**GIVEN INFORMATION**:
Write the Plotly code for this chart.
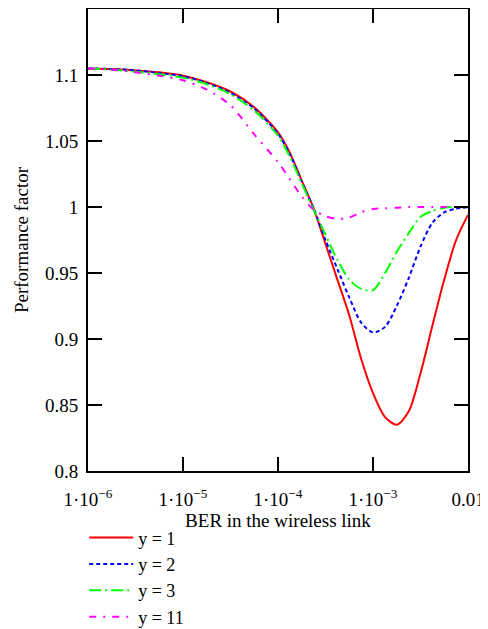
import plotly.graph_objects as go

ber_exponents = [-6, -5.75, -5.5, -5.25, -5, -4.75, -4.5, -4.25, -4, -3.875, -3.75, -3.625,
                 -3.5, -3.375, -3.25, -3.125, -3, -2.875, -2.75, -2.625, -2.5, -2.375, -2.25, -2.125, -2]
ber = [10 ** e for e in ber_exponents]

y1 = [1.105, 1.1045, 1.1035, 1.102, 1.0995, 1.0945, 1.0875, 1.0755, 1.0565, 1.041, 1.020, 0.999,
      0.972, 0.945, 0.918, 0.885, 0.859, 0.841, 0.835, 0.845, 0.874, 0.910, 0.945, 0.975, 0.994]
y2 = [1.105, 1.1045, 1.1035, 1.1015, 1.099, 1.094, 1.0865, 1.0745, 1.0555, 1.040, 1.019, 0.999,
      0.975, 0.953, 0.9315, 0.9125, 0.905, 0.909, 0.925, 0.946, 0.970, 0.988, 0.996, 0.9987, 0.9998]
y3 = [1.105, 1.104, 1.1025, 1.1005, 1.098, 1.093, 1.0855, 1.073, 1.054, 1.038, 1.018, 0.998,
      0.979, 0.960, 0.945, 0.938, 0.937, 0.9497, 0.966, 0.980, 0.9925, 0.997, 0.9995, 1.0, 1.0]
y11 = [1.105, 1.104, 1.102, 1.0995, 1.096, 1.089, 1.077, 1.055, 1.034, 1.021, 1.008, 0.998,
       0.993, 0.991, 0.992, 0.996, 0.9985, 0.999, 0.9995, 1.0, 1.0, 1.0, 1.0, 1.0, 1.0]

series_names = ["y = 1", "y = 2", "y = 3", "y = 11"]
series_values = [y1, y2, y3, y11]
series_colors = ["#ff0000", "#0000ff", "#00ff00", "#ff00ff"]
series_dash = ["solid", "4px,3px", "12px,4px,2px,4px", "7px,7px,2px,7px"]

x_tick_vals = [1e-6, 1e-5, 1e-4, 1e-3, 1e-2]
x_tick_text = ["1·10<sup>−6</sup>", "1·10<sup>−5</sup>", "1·10<sup>−4</sup>", "1·10<sup>−3</sup>", "0.01"]
y_tick_vals = [0.8, 0.85, 0.9, 0.95, 1.0, 1.05, 1.1]
y_tick_text = ["0.8", "0.85", "0.9", "0.95", "1", "1.05", "1.1"]

FONT = "Liberation Serif, Times New Roman, serif"

fig = go.Figure()
for name, vals, col, dash in zip(series_names, series_values, series_colors, series_dash):
    fig.add_trace(go.Scatter(x=ber, y=vals, mode="lines", name=name,
                             line=dict(color=col, width=2, dash=dash, shape="spline", smoothing=0.8)))

fig.update_layout(
    width=480, height=621,
    margin=dict(l=80, r=20, t=1, b=158, autoexpand=False),
    paper_bgcolor="white", plot_bgcolor="white",
    font=dict(family=FONT, size=19, color="black"),
    showlegend=True,
    legend=dict(x=-0.01, xanchor="left", y=-0.1046, yanchor="top",
                font=dict(family=FONT, size=18, color="black"),
                itemwidth=44,
                bgcolor="rgba(0,0,0,0)", tracegroupgap=0),
    xaxis=dict(type="log", range=[-6, -2], tickvals=x_tick_vals, ticktext=x_tick_text,
               ticks="inside", ticklen=14, tickwidth=2, tickcolor="black",
               showline=True, linecolor="black", linewidth=2, mirror="ticks",
               showgrid=False, zeroline=False, automargin=False,
               ticklabelstandoff=10,
               tickfont=dict(family=FONT, size=19),
               title=dict(text="BER in the wireless link", standoff=4,
                          font=dict(family=FONT, size=19))),
    yaxis=dict(range=[0.8, 1.15], tickvals=y_tick_vals, ticktext=y_tick_text,
               ticks="inside", ticklen=14, tickwidth=2, tickcolor="black",
               showline=True, linecolor="black", linewidth=2, mirror="ticks",
               showgrid=False, zeroline=False, automargin=False,
               ticklabelstandoff=4,
               tickfont=dict(family=FONT, size=19),
               title=dict(text="Performance factor", standoff=11,
                          font=dict(family=FONT, size=19))),
)

fig.write_html("out.html")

**TASK STATEMENT**: Copy all the data exactly as written, but skip any picture.

**FINAL RESULT**:
Write the Plotly code for this chart.
import plotly.graph_objects as go

ber_exponents = [-6, -5.75, -5.5, -5.25, -5, -4.75, -4.5, -4.25, -4, -3.875, -3.75, -3.625,
                 -3.5, -3.375, -3.25, -3.125, -3, -2.875, -2.75, -2.625, -2.5, -2.375, -2.25, -2.125, -2]
ber = [10 ** e for e in ber_exponents]

y1 = [1.105, 1.1045, 1.1035, 1.102, 1.0995, 1.0945, 1.0875, 1.0755, 1.0565, 1.041, 1.020, 0.999,
      0.972, 0.945, 0.918, 0.885, 0.859, 0.841, 0.835, 0.845, 0.874, 0.910, 0.945, 0.975, 0.994]
y2 = [1.105, 1.1045, 1.1035, 1.1015, 1.099, 1.094, 1.0865, 1.0745, 1.0555, 1.040, 1.019, 0.999,
      0.975, 0.953, 0.9315, 0.9125, 0.905, 0.909, 0.925, 0.946, 0.970, 0.988, 0.996, 0.9987, 0.9998]
y3 = [1.105, 1.104, 1.1025, 1.1005, 1.098, 1.093, 1.0855, 1.073, 1.054, 1.038, 1.018, 0.998,
      0.979, 0.960, 0.945, 0.938, 0.937, 0.9497, 0.966, 0.980, 0.9925, 0.997, 0.9995, 1.0, 1.0]
y11 = [1.105, 1.104, 1.102, 1.0995, 1.096, 1.089, 1.077, 1.055, 1.034, 1.021, 1.008, 0.998,
       0.993, 0.991, 0.992, 0.996, 0.9985, 0.999, 0.9995, 1.0, 1.0, 1.0, 1.0, 1.0, 1.0]

series_names = ["y = 1", "y = 2", "y = 3", "y = 11"]
series_values = [y1, y2, y3, y11]
series_colors = ["#ff0000", "#0000ff", "#00ff00", "#ff00ff"]
series_dash = ["solid", "4px,3px", "12px,4px,2px,4px", "7px,7px,2px,7px"]

x_tick_vals = [1e-6, 1e-5, 1e-4, 1e-3, 1e-2]
x_tick_text = ["1·10<sup>−6</sup>", "1·10<sup>−5</sup>", "1·10<sup>−4</sup>", "1·10<sup>−3</sup>", "0.01"]
y_tick_vals = [0.8, 0.85, 0.9, 0.95, 1.0, 1.05, 1.1]
y_tick_text = ["0.8", "0.85", "0.9", "0.95", "1", "1.05", "1.1"]

FONT = "Liberation Serif, Times New Roman, serif"

fig = go.Figure()
for name, vals, col, dash in zip(series_names, series_values, series_colors, series_dash):
    fig.add_trace(go.Scatter(x=ber, y=vals, mode="lines", name=name,
                             line=dict(color=col, width=2, dash=dash, shape="spline", smoothing=0.8)))

fig.update_layout(
    width=480, height=621,
    margin=dict(l=80, r=20, t=1, b=158, autoexpand=False),
    paper_bgcolor="white", plot_bgcolor="white",
    font=dict(family=FONT, size=19, color="black"),
    showlegend=True,
    legend=dict(x=-0.01, xanchor="left", y=-0.1046, yanchor="top",
                font=dict(family=FONT, size=18, color="black"),
                itemwidth=44,
                bgcolor="rgba(0,0,0,0)", tracegroupgap=0),
    xaxis=dict(type="log", range=[-6, -2], tickvals=x_tick_vals, ticktext=x_tick_text,
               ticks="inside", ticklen=14, tickwidth=2, tickcolor="black",
               showline=True, linecolor="black", linewidth=2, mirror="ticks",
               showgrid=False, zeroline=False, automargin=False,
               ticklabelstandoff=10,
               tickfont=dict(family=FONT, size=19),
               title=dict(text="BER in the wireless link", standoff=4,
                          font=dict(family=FONT, size=19))),
    yaxis=dict(range=[0.8, 1.15], tickvals=y_tick_vals, ticktext=y_tick_text,
               ticks="inside", ticklen=14, tickwidth=2, tickcolor="black",
               showline=True, linecolor="black", linewidth=2, mirror="ticks",
               showgrid=False, zeroline=False, automargin=False,
               ticklabelstandoff=4,
               tickfont=dict(family=FONT, size=19),
               title=dict(text="Performance factor", standoff=11,
                          font=dict(family=FONT, size=19))),
)

fig.write_html("out.html")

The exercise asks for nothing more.